[Rows]:
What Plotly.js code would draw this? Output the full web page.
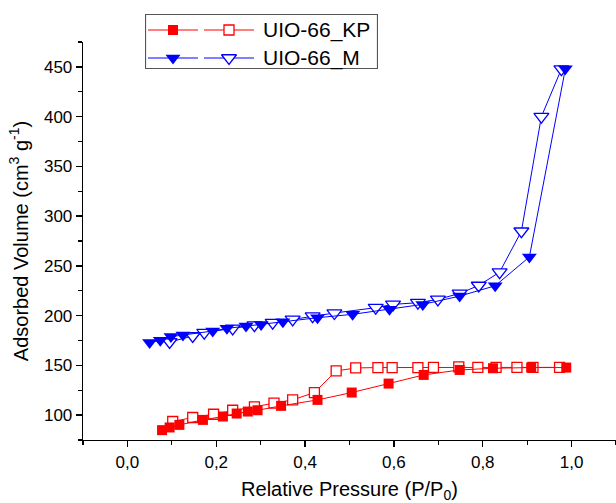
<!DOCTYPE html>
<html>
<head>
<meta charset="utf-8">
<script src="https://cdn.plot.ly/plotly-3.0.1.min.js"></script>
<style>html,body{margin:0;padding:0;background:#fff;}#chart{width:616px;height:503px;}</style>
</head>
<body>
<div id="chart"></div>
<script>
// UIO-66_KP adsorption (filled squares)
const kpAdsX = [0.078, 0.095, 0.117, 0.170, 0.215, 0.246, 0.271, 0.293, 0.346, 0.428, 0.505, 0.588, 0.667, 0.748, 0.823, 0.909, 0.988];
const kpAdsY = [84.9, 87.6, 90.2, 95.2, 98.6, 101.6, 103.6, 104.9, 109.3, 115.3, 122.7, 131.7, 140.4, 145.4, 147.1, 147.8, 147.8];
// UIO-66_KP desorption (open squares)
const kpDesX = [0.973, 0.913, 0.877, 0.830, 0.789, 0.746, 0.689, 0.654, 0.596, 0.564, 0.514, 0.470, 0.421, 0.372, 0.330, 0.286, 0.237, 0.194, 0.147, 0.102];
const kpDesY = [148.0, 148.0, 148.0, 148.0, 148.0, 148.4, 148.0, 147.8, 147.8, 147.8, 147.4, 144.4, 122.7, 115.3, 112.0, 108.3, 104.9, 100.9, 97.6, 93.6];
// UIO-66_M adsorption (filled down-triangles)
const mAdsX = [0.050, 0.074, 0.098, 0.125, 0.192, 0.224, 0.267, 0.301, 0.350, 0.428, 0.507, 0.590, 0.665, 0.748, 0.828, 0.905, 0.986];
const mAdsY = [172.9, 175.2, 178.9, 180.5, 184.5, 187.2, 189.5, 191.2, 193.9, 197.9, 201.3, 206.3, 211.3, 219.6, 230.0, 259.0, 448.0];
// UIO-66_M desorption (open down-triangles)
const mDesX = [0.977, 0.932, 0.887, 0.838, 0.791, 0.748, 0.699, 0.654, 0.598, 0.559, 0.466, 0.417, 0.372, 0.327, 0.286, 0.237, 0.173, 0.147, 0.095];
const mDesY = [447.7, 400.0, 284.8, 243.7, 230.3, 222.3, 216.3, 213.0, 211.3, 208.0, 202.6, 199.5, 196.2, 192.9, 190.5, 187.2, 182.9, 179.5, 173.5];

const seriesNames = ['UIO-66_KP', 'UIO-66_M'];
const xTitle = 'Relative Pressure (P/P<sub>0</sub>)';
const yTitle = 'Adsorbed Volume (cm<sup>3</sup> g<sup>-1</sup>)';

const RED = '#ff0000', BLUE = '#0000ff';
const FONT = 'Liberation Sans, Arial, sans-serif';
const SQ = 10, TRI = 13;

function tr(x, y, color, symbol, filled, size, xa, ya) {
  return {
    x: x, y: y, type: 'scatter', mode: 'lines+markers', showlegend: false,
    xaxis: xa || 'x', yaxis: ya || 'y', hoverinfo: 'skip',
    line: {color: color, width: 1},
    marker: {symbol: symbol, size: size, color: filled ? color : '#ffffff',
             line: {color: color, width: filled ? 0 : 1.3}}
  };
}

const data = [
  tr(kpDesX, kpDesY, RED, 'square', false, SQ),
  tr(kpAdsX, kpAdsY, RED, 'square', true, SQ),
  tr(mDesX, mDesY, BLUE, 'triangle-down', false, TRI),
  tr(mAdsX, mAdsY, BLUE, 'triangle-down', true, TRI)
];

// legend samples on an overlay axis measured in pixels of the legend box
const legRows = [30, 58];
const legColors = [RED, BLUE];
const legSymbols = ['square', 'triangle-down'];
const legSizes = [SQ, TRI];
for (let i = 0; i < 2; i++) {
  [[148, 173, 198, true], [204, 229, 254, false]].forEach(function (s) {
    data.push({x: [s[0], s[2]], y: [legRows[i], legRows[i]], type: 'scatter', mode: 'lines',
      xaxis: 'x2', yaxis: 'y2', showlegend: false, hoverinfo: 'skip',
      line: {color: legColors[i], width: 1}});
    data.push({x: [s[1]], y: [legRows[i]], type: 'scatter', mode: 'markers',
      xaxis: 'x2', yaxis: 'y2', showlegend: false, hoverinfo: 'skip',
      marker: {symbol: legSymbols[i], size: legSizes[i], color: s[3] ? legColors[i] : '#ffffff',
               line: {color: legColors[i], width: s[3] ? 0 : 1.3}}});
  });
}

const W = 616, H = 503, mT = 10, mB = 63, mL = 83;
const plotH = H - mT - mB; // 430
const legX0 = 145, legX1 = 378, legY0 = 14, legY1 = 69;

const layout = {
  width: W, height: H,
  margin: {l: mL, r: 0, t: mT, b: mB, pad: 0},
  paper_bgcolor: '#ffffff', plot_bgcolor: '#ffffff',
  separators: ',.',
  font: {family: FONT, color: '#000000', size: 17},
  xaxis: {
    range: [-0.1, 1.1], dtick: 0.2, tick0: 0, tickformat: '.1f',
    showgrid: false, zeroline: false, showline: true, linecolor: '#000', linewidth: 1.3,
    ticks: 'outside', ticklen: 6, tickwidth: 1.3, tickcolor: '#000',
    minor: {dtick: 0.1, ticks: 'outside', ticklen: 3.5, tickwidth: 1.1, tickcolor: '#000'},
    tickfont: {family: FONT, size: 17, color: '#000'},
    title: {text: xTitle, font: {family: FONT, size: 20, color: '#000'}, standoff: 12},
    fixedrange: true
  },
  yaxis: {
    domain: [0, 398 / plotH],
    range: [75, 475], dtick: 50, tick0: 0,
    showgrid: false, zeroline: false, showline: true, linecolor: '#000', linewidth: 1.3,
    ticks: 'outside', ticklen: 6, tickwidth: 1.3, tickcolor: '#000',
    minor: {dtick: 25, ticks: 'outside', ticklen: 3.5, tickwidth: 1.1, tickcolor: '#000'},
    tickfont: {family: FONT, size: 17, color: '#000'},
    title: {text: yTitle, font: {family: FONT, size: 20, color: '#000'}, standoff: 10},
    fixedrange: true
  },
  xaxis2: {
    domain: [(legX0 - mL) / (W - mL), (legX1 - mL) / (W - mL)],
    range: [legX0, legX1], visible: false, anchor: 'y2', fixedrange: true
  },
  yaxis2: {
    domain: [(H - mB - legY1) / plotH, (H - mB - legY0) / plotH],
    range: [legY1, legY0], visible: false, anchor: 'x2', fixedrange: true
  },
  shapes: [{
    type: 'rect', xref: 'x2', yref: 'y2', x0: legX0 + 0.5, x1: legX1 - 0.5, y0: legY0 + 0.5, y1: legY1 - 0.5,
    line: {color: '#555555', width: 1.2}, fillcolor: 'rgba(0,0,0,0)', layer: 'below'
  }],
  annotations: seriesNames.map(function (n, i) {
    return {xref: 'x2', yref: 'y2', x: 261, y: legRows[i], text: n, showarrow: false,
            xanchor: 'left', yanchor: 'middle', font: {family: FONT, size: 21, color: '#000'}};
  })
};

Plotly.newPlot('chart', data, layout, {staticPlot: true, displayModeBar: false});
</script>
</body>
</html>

==

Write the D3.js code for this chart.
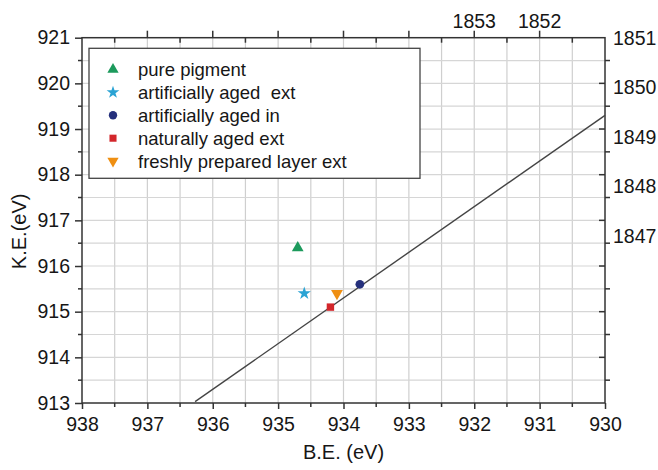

--

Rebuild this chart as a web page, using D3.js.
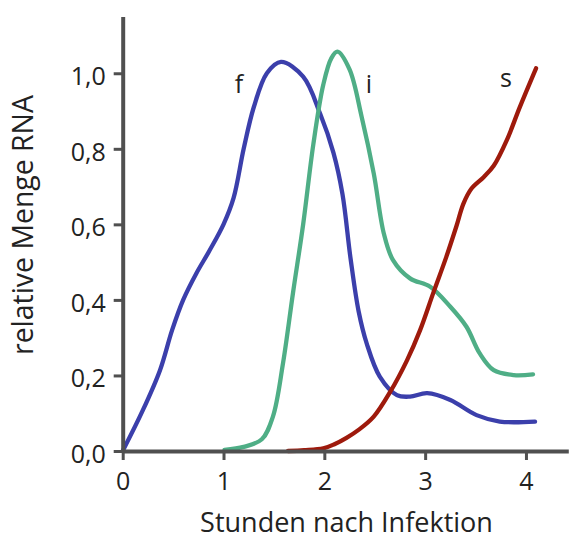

[What is needed]:
Show each line holding the word "code".

[Solution for this task]:
What Plotly.js code would draw this? Output the full web page.
Write the D3.js code for this chart.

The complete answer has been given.